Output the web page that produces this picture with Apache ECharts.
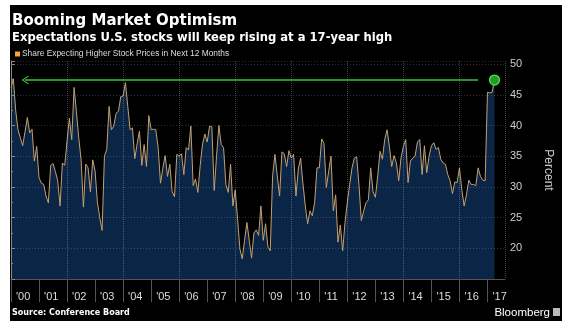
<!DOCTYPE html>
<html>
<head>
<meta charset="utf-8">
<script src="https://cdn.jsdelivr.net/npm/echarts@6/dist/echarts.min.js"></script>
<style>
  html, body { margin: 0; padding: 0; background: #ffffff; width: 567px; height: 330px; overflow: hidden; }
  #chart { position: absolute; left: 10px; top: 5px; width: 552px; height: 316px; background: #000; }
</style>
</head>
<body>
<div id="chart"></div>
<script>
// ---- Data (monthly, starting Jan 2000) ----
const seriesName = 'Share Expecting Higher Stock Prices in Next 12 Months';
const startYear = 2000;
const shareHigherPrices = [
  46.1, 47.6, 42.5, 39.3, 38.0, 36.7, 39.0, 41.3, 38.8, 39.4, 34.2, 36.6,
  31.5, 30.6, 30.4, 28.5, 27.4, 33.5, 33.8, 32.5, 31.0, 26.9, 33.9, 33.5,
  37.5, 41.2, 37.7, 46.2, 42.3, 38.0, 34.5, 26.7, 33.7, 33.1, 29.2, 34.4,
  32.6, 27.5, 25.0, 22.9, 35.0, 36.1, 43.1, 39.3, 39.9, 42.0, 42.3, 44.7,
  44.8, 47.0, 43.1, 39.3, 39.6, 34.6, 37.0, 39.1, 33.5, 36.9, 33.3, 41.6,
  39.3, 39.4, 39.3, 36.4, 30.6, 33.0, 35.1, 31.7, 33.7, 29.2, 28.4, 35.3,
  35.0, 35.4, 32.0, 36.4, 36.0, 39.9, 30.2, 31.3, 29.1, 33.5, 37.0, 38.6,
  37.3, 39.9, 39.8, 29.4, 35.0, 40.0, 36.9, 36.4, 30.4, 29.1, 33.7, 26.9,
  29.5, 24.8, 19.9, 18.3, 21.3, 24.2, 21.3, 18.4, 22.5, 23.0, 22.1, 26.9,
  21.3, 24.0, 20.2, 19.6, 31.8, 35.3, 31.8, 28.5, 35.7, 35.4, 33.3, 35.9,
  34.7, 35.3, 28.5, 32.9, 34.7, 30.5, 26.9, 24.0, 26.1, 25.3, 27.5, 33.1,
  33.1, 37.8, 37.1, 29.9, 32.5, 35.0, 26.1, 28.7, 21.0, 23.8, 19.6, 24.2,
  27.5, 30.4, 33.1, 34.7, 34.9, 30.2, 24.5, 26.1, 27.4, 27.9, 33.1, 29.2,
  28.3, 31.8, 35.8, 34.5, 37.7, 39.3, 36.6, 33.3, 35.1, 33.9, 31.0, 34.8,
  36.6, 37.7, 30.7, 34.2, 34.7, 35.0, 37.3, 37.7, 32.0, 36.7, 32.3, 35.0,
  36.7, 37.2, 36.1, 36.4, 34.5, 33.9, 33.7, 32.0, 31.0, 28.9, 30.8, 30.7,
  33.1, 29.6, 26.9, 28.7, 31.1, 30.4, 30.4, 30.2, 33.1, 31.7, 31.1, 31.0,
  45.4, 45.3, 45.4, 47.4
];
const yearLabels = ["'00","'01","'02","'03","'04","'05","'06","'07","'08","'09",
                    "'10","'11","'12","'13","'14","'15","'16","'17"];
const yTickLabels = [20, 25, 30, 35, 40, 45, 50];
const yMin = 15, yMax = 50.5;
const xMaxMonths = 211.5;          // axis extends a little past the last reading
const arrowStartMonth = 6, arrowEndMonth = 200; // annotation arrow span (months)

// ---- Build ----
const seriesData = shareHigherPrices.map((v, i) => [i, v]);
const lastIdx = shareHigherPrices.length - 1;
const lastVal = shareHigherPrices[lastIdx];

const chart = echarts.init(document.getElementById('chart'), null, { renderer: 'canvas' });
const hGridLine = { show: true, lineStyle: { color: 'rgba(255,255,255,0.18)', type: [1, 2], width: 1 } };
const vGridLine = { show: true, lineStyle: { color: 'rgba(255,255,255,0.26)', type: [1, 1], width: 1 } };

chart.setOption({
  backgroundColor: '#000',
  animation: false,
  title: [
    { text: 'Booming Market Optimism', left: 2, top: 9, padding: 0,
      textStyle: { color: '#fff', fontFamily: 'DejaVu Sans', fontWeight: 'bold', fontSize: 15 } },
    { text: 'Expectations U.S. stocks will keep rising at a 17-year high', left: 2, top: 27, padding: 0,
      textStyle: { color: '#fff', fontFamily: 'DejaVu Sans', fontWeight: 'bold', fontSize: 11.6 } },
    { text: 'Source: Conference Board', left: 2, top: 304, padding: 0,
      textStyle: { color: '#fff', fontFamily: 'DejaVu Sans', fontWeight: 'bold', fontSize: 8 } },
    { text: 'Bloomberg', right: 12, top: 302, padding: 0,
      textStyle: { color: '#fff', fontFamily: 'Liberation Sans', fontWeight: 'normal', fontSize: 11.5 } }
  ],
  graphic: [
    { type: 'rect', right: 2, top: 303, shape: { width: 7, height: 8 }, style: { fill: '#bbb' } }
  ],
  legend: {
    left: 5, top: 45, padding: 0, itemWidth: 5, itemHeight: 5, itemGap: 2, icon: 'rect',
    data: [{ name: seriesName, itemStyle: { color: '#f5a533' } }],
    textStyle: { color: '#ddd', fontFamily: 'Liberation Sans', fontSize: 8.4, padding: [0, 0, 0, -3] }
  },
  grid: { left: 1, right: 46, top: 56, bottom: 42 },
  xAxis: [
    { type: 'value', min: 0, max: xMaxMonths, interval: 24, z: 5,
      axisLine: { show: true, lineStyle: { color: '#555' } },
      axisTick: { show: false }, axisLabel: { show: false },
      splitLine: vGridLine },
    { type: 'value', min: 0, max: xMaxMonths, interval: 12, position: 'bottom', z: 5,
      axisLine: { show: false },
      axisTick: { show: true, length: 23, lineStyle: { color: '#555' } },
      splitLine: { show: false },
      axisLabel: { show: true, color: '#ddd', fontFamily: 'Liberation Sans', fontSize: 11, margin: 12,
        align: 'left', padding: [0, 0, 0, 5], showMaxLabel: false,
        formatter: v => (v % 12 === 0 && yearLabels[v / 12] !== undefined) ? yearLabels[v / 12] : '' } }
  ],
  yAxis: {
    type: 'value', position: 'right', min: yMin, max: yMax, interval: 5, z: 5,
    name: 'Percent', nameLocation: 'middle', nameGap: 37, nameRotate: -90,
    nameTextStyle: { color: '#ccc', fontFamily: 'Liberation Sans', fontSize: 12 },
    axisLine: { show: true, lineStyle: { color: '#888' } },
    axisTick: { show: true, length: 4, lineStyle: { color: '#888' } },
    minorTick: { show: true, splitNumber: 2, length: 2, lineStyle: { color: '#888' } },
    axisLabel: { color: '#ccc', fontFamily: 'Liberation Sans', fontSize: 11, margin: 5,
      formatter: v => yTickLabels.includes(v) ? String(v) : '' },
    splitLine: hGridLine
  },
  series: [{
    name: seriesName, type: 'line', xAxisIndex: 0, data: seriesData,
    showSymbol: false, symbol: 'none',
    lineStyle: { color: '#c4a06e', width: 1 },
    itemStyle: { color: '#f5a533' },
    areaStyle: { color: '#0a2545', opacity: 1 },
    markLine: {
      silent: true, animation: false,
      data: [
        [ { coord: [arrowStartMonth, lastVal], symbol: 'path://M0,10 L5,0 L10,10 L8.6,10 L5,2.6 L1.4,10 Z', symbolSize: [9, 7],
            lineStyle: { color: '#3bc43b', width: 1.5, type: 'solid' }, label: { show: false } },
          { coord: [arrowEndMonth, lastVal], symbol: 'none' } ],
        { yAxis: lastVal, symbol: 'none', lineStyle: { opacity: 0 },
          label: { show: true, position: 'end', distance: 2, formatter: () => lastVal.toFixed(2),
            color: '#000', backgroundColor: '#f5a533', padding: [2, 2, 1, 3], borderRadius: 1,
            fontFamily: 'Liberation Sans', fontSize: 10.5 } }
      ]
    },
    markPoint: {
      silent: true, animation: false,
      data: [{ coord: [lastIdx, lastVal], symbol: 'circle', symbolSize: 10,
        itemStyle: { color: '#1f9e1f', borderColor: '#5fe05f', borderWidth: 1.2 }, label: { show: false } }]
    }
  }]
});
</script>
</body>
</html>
..............................
> **STATED PROBLEM**
Starting at the first line of the material, output exactly the lines up to and including the one with "const arrowStartMonth = 6, arrowEndMonth". Do not include the pictures.

> **RESPONSE TO THIS TASK**
Output the web page that produces this picture with Apache ECharts.
<!DOCTYPE html>
<html>
<head>
<meta charset="utf-8">
<script src="https://cdn.jsdelivr.net/npm/echarts@6/dist/echarts.min.js"></script>
<style>
  html, body { margin: 0; padding: 0; background: #ffffff; width: 567px; height: 330px; overflow: hidden; }
  #chart { position: absolute; left: 10px; top: 5px; width: 552px; height: 316px; background: #000; }
</style>
</head>
<body>
<div id="chart"></div>
<script>
// ---- Data (monthly, starting Jan 2000) ----
const seriesName = 'Share Expecting Higher Stock Prices in Next 12 Months';
const startYear = 2000;
const shareHigherPrices = [
  46.1, 47.6, 42.5, 39.3, 38.0, 36.7, 39.0, 41.3, 38.8, 39.4, 34.2, 36.6,
  31.5, 30.6, 30.4, 28.5, 27.4, 33.5, 33.8, 32.5, 31.0, 26.9, 33.9, 33.5,
  37.5, 41.2, 37.7, 46.2, 42.3, 38.0, 34.5, 26.7, 33.7, 33.1, 29.2, 34.4,
  32.6, 27.5, 25.0, 22.9, 35.0, 36.1, 43.1, 39.3, 39.9, 42.0, 42.3, 44.7,
  44.8, 47.0, 43.1, 39.3, 39.6, 34.6, 37.0, 39.1, 33.5, 36.9, 33.3, 41.6,
  39.3, 39.4, 39.3, 36.4, 30.6, 33.0, 35.1, 31.7, 33.7, 29.2, 28.4, 35.3,
  35.0, 35.4, 32.0, 36.4, 36.0, 39.9, 30.2, 31.3, 29.1, 33.5, 37.0, 38.6,
  37.3, 39.9, 39.8, 29.4, 35.0, 40.0, 36.9, 36.4, 30.4, 29.1, 33.7, 26.9,
  29.5, 24.8, 19.9, 18.3, 21.3, 24.2, 21.3, 18.4, 22.5, 23.0, 22.1, 26.9,
  21.3, 24.0, 20.2, 19.6, 31.8, 35.3, 31.8, 28.5, 35.7, 35.4, 33.3, 35.9,
  34.7, 35.3, 28.5, 32.9, 34.7, 30.5, 26.9, 24.0, 26.1, 25.3, 27.5, 33.1,
  33.1, 37.8, 37.1, 29.9, 32.5, 35.0, 26.1, 28.7, 21.0, 23.8, 19.6, 24.2,
  27.5, 30.4, 33.1, 34.7, 34.9, 30.2, 24.5, 26.1, 27.4, 27.9, 33.1, 29.2,
  28.3, 31.8, 35.8, 34.5, 37.7, 39.3, 36.6, 33.3, 35.1, 33.9, 31.0, 34.8,
  36.6, 37.7, 30.7, 34.2, 34.7, 35.0, 37.3, 37.7, 32.0, 36.7, 32.3, 35.0,
  36.7, 37.2, 36.1, 36.4, 34.5, 33.9, 33.7, 32.0, 31.0, 28.9, 30.8, 30.7,
  33.1, 29.6, 26.9, 28.7, 31.1, 30.4, 30.4, 30.2, 33.1, 31.7, 31.1, 31.0,
  45.4, 45.3, 45.4, 47.4
];
const yearLabels = ["'00","'01","'02","'03","'04","'05","'06","'07","'08","'09",
                    "'10","'11","'12","'13","'14","'15","'16","'17"];
const yTickLabels = [20, 25, 30, 35, 40, 45, 50];
const yMin = 15, yMax = 50.5;
const xMaxMonths = 211.5;          // axis extends a little past the last reading
const arrowStartMonth = 6, arrowEndMonth = 200; // annotation arrow span (months)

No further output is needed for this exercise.